• [MATERIAL PROVIDED]:
[start]

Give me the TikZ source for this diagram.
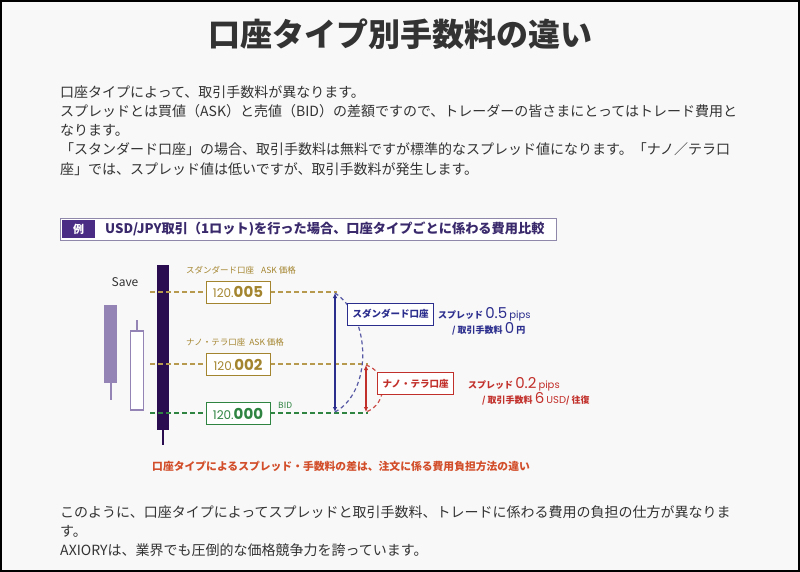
\documentclass[tikz,border=0pt]{standalone}
\usepackage{fontspec}
\setmainfont{Noto Sans CJK JP}
\newfontfamily\numfont{Poppins}
\usetikzlibrary{arrows.meta}
\definecolor{pagebg}{HTML}{F8F8F8}
\definecolor{txt}{HTML}{333333}
\definecolor{hdrbox}{HTML}{4B2C84}
\definecolor{hdrtxt}{HTML}{3A2A6C}
\definecolor{hdrline}{HTML}{8F88AA}
\definecolor{candlel}{HTML}{9483B5}
\definecolor{candled}{HTML}{2A0C50}
\definecolor{askc}{HTML}{A4852F}
\definecolor{askdash}{HTML}{B89A4E}
\definecolor{bidc}{HTML}{2F8442}
\definecolor{stdc}{HTML}{2C2E8E}
\definecolor{nanoc}{HTML}{C2302B}
\definecolor{notec}{HTML}{D24E2A}
\tikzset{
  body/.style={anchor=west, inner sep=0pt, font=\fontsize{14}{16}\selectfont, text=txt},
  lvl/.style={dash pattern=on 5pt off 3pt, line width=1.1pt},
  price/.style={draw, fill=white, line width=1pt, minimum width=64pt, minimum height=22pt,
                inner sep=0pt, font=\numfont\fontsize{15}{15}\selectfont},
  tag/.style={anchor=west, inner sep=0pt, font=\fontsize{8.5}{9}\selectfont},
  acct/.style={draw, fill=white, line width=1pt, minimum height=22pt, inner xsep=5pt,
               font=\bfseries\fontsize{9.5}{10}\selectfont},
  cost/.style={anchor=base west, inner sep=0pt, font=\bfseries\fontsize{9}{10}\selectfont},
  dbl/.style={{Latex[length=5pt,width=4.5pt]}-{Latex[length=5pt,width=4.5pt]}, line width=1.2pt},
  swing/.style={dash pattern=on 4pt off 3pt, line width=1.2pt},
}
\newcommand{\pricetxt}[1]{{\fontsize{12}{12}\selectfont 120.}{\bfseries #1}}
\newcommand{\bignum}[1]{{\numfont\mdseries\fontsize{15}{15}\selectfont #1}}
\newcommand{\smallnum}[1]{{\numfont\mdseries\fontsize{10}{10}\selectfont #1}}

\begin{document}
\begin{tikzpicture}[x=1pt, y=-1pt]
\useasboundingbox (0,0) rectangle (800,572);
\draw[black, line width=1.5pt, fill=pagebg] (1,1) rectangle (799,571);

% ---------------- title and introduction ----------------
\node[font=\bfseries\fontsize{32}{34}\selectfont, text=txt] (title) at (400,34) {口座タイプ別手数料の違い};
\node[body] (intro1) at (60,92) {口座タイプによって、取引手数料が異なります。};
\node[body] (intro2) at (60,111) {スプレッドとは買値（ASK）と売値（BID）の差額ですので、トレーダーの皆さまにとってはトレード費用と};
\node[body] (intro3) at (60,130) {なります。};
\node[body] (intro4) at (60,149) {「スタンダード口座」の場合、取引手数料は無料ですが標準的なスプレッド値になります。「ナノ／テラ口};
\node[body] (intro5) at (60,169) {座」では、スプレッド値は低いですが、取引手数料が発生します。};

% ---------------- example header ----------------
\draw[hdrline, line width=0.8pt, fill=white] (60,218) rectangle (556,240);
\node[fill=hdrbox, text=white, minimum width=33pt, minimum height=18pt, inner sep=0pt,
      font=\bfseries\fontsize{11}{12}\selectfont] (rei) at (78.5,229) {例};
\node[anchor=west, inner sep=0pt, text=hdrtxt, font=\bfseries\fontsize{13.2}{14}\selectfont] (hdr) at (105,229)
  {USD/JPY取引（1ロット)を行った場合、口座タイプごとに係わる費用比較};

% ---------------- candles ----------------
\node[font=\fontsize{12}{12}\selectfont, text=txt] (save) at (125,282) {Save};
\fill[candlel] (104,305) rectangle (117,383);
\draw[candlel, line width=2pt] (110.5,383) -- (110.5,400);
\draw[candlel, line width=1.2pt, fill=white] (130.5,331) rectangle (143.5,410);
\draw[candlel, line width=2pt] (137,320) -- (137,331);
\fill[candled] (157,265) rectangle (169,430);
\draw[candled, line width=2pt] (163,430) -- (163,445);

% ---------------- price levels ----------------
\coordinate (askS0) at (150,292);
\coordinate (askS1) at (337,292);
\coordinate (askN0) at (150,364);
\coordinate (askN1) at (368,364);
\coordinate (bid0) at (150,413);
\coordinate (bid1) at (368,413);
\draw[lvl, askdash] (askS0) -- (askS1);
\draw[lvl, askdash] (askN0) -- (askN1);
\draw[lvl, bidc] (bid0) -- (bid1);

\node[tag, text=askc] (lblS) at (186,270) {スダンダード口座\hspace{7pt}ASK 価格};
\node[tag, text=askc] (lblN) at (186,342) {ナノ・テラ口座\hspace{4pt}ASK 価格};
\node[tag, text=bidc] (lblB) at (278,405) {BID};
\node[price, draw=askc, text=askc] (pS) at (238,292) {\pricetxt{005}};
\node[price, draw=askc, text=askc] (pN) at (238,364.5) {\pricetxt{002}};
\node[price, draw=bidc, text=bidc] (pB) at (238,413.5) {\pricetxt{000}};

% ---------------- spreads ----------------
\coordinate (stdTop) at (335,293);
\coordinate (stdBot) at (335,412);
\coordinate (nanoTop) at (366,365);
\coordinate (nanoBot) at (366,412);
\draw[swing, stdc!80] (stdTop) .. controls (372,318) and (372,392) .. (stdBot);
\draw[swing, nanoc!85] (nanoTop) .. controls (388,372) and (388,404) .. (nanoBot);
\draw[dbl, stdc] (stdTop) -- (stdBot);
\draw[dbl, nanoc] (nanoTop) -- (nanoBot);

\node[acct, draw=stdc, text=stdc, anchor=west] (std) at (347,314) {スダンダード口座};
\node[acct, draw=nanoc, text=nanoc, anchor=west] (nano) at (377,383.5) {ナノ・テラ口座};
\node[cost, text=stdc] (stdSpread) at (438,318) {スプレッド \bignum{0.5} \smallnum{pips}};
\node[cost, text=stdc] (stdFee) at (452,333) {/ 取引手数料 \bignum{0} 円};
\node[cost, text=nanoc] (nanoSpread) at (468,388) {スプレッド \bignum{0.2} \smallnum{pips}};
\node[cost, text=nanoc] (nanoFee) at (482,403) {/ 取引手数料 \bignum{6} \smallnum{USD}/ 往復};

\node[anchor=west, inner sep=0pt, text=notec, font=\bfseries\fontsize{10.8}{11}\selectfont] (note) at (152,466)
  {口座タイプによるスプレッド・手数料の差は、注文に係る費用負担方法の違い};

% ---------------- closing text ----------------
\node[body] (outro1) at (60,512) {このように、口座タイプによってスプレッドと取引手数料、トレードに係わる費用の負担の仕方が異なりま};
\node[body] (outro2) at (60,531) {す。};
\node[body] (outro3) at (60,550) {AXIORYは、業界でも圧倒的な価格競争力を誇っています。};
\end{tikzpicture}
\end{document}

[end]

• [PROBLEM STATEMENT]:
Keep the pictures out of the copy and write out the data exactly as it stands.

• [WRITTEN RESPONSE]:
Give me the TikZ source for this diagram.
\documentclass[tikz,border=0pt]{standalone}
\usepackage{fontspec}
\setmainfont{Noto Sans CJK JP}
\newfontfamily\numfont{Poppins}
\usetikzlibrary{arrows.meta}
\definecolor{pagebg}{HTML}{F8F8F8}
\definecolor{txt}{HTML}{333333}
\definecolor{hdrbox}{HTML}{4B2C84}
\definecolor{hdrtxt}{HTML}{3A2A6C}
\definecolor{hdrline}{HTML}{8F88AA}
\definecolor{candlel}{HTML}{9483B5}
\definecolor{candled}{HTML}{2A0C50}
\definecolor{askc}{HTML}{A4852F}
\definecolor{askdash}{HTML}{B89A4E}
\definecolor{bidc}{HTML}{2F8442}
\definecolor{stdc}{HTML}{2C2E8E}
\definecolor{nanoc}{HTML}{C2302B}
\definecolor{notec}{HTML}{D24E2A}
\tikzset{
  body/.style={anchor=west, inner sep=0pt, font=\fontsize{14}{16}\selectfont, text=txt},
  lvl/.style={dash pattern=on 5pt off 3pt, line width=1.1pt},
  price/.style={draw, fill=white, line width=1pt, minimum width=64pt, minimum height=22pt,
                inner sep=0pt, font=\numfont\fontsize{15}{15}\selectfont},
  tag/.style={anchor=west, inner sep=0pt, font=\fontsize{8.5}{9}\selectfont},
  acct/.style={draw, fill=white, line width=1pt, minimum height=22pt, inner xsep=5pt,
               font=\bfseries\fontsize{9.5}{10}\selectfont},
  cost/.style={anchor=base west, inner sep=0pt, font=\bfseries\fontsize{9}{10}\selectfont},
  dbl/.style={{Latex[length=5pt,width=4.5pt]}-{Latex[length=5pt,width=4.5pt]}, line width=1.2pt},
  swing/.style={dash pattern=on 4pt off 3pt, line width=1.2pt},
}
\newcommand{\pricetxt}[1]{{\fontsize{12}{12}\selectfont 120.}{\bfseries #1}}
\newcommand{\bignum}[1]{{\numfont\mdseries\fontsize{15}{15}\selectfont #1}}
\newcommand{\smallnum}[1]{{\numfont\mdseries\fontsize{10}{10}\selectfont #1}}

\begin{document}
\begin{tikzpicture}[x=1pt, y=-1pt]
\useasboundingbox (0,0) rectangle (800,572);
\draw[black, line width=1.5pt, fill=pagebg] (1,1) rectangle (799,571);

% ---------------- title and introduction ----------------
\node[font=\bfseries\fontsize{32}{34}\selectfont, text=txt] (title) at (400,34) {口座タイプ別手数料の違い};
\node[body] (intro1) at (60,92) {口座タイプによって、取引手数料が異なります。};
\node[body] (intro2) at (60,111) {スプレッドとは買値（ASK）と売値（BID）の差額ですので、トレーダーの皆さまにとってはトレード費用と};
\node[body] (intro3) at (60,130) {なります。};
\node[body] (intro4) at (60,149) {「スタンダード口座」の場合、取引手数料は無料ですが標準的なスプレッド値になります。「ナノ／テラ口};
\node[body] (intro5) at (60,169) {座」では、スプレッド値は低いですが、取引手数料が発生します。};

% ---------------- example header ----------------
\draw[hdrline, line width=0.8pt, fill=white] (60,218) rectangle (556,240);
\node[fill=hdrbox, text=white, minimum width=33pt, minimum height=18pt, inner sep=0pt,
      font=\bfseries\fontsize{11}{12}\selectfont] (rei) at (78.5,229) {例};
\node[anchor=west, inner sep=0pt, text=hdrtxt, font=\bfseries\fontsize{13.2}{14}\selectfont] (hdr) at (105,229)
  {USD/JPY取引（1ロット)を行った場合、口座タイプごとに係わる費用比較};

% ---------------- candles ----------------
\node[font=\fontsize{12}{12}\selectfont, text=txt] (save) at (125,282) {Save};
\fill[candlel] (104,305) rectangle (117,383);
\draw[candlel, line width=2pt] (110.5,383) -- (110.5,400);
\draw[candlel, line width=1.2pt, fill=white] (130.5,331) rectangle (143.5,410);
\draw[candlel, line width=2pt] (137,320) -- (137,331);
\fill[candled] (157,265) rectangle (169,430);
\draw[candled, line width=2pt] (163,430) -- (163,445);

% ---------------- price levels ----------------
\coordinate (askS0) at (150,292);
\coordinate (askS1) at (337,292);
\coordinate (askN0) at (150,364);
\coordinate (askN1) at (368,364);
\coordinate (bid0) at (150,413);
\coordinate (bid1) at (368,413);
\draw[lvl, askdash] (askS0) -- (askS1);
\draw[lvl, askdash] (askN0) -- (askN1);
\draw[lvl, bidc] (bid0) -- (bid1);

\node[tag, text=askc] (lblS) at (186,270) {スダンダード口座\hspace{7pt}ASK 価格};
\node[tag, text=askc] (lblN) at (186,342) {ナノ・テラ口座\hspace{4pt}ASK 価格};
\node[tag, text=bidc] (lblB) at (278,405) {BID};
\node[price, draw=askc, text=askc] (pS) at (238,292) {\pricetxt{005}};
\node[price, draw=askc, text=askc] (pN) at (238,364.5) {\pricetxt{002}};
\node[price, draw=bidc, text=bidc] (pB) at (238,413.5) {\pricetxt{000}};

% ---------------- spreads ----------------
\coordinate (stdTop) at (335,293);
\coordinate (stdBot) at (335,412);
\coordinate (nanoTop) at (366,365);
\coordinate (nanoBot) at (366,412);
\draw[swing, stdc!80] (stdTop) .. controls (372,318) and (372,392) .. (stdBot);
\draw[swing, nanoc!85] (nanoTop) .. controls (388,372) and (388,404) .. (nanoBot);
\draw[dbl, stdc] (stdTop) -- (stdBot);
\draw[dbl, nanoc] (nanoTop) -- (nanoBot);

\node[acct, draw=stdc, text=stdc, anchor=west] (std) at (347,314) {スダンダード口座};
\node[acct, draw=nanoc, text=nanoc, anchor=west] (nano) at (377,383.5) {ナノ・テラ口座};
\node[cost, text=stdc] (stdSpread) at (438,318) {スプレッド \bignum{0.5} \smallnum{pips}};
\node[cost, text=stdc] (stdFee) at (452,333) {/ 取引手数料 \bignum{0} 円};
\node[cost, text=nanoc] (nanoSpread) at (468,388) {スプレッド \bignum{0.2} \smallnum{pips}};
\node[cost, text=nanoc] (nanoFee) at (482,403) {/ 取引手数料 \bignum{6} \smallnum{USD}/ 往復};

\node[anchor=west, inner sep=0pt, text=notec, font=\bfseries\fontsize{10.8}{11}\selectfont] (note) at (152,466)
  {口座タイプによるスプレッド・手数料の差は、注文に係る費用負担方法の違い};

% ---------------- closing text ----------------
\node[body] (outro1) at (60,512) {このように、口座タイプによってスプレッドと取引手数料、トレードに係わる費用の負担の仕方が異なりま};
\node[body] (outro2) at (60,531) {す。};
\node[body] (outro3) at (60,550) {AXIORYは、業界でも圧倒的な価格競争力を誇っています。};
\end{tikzpicture}
\end{document}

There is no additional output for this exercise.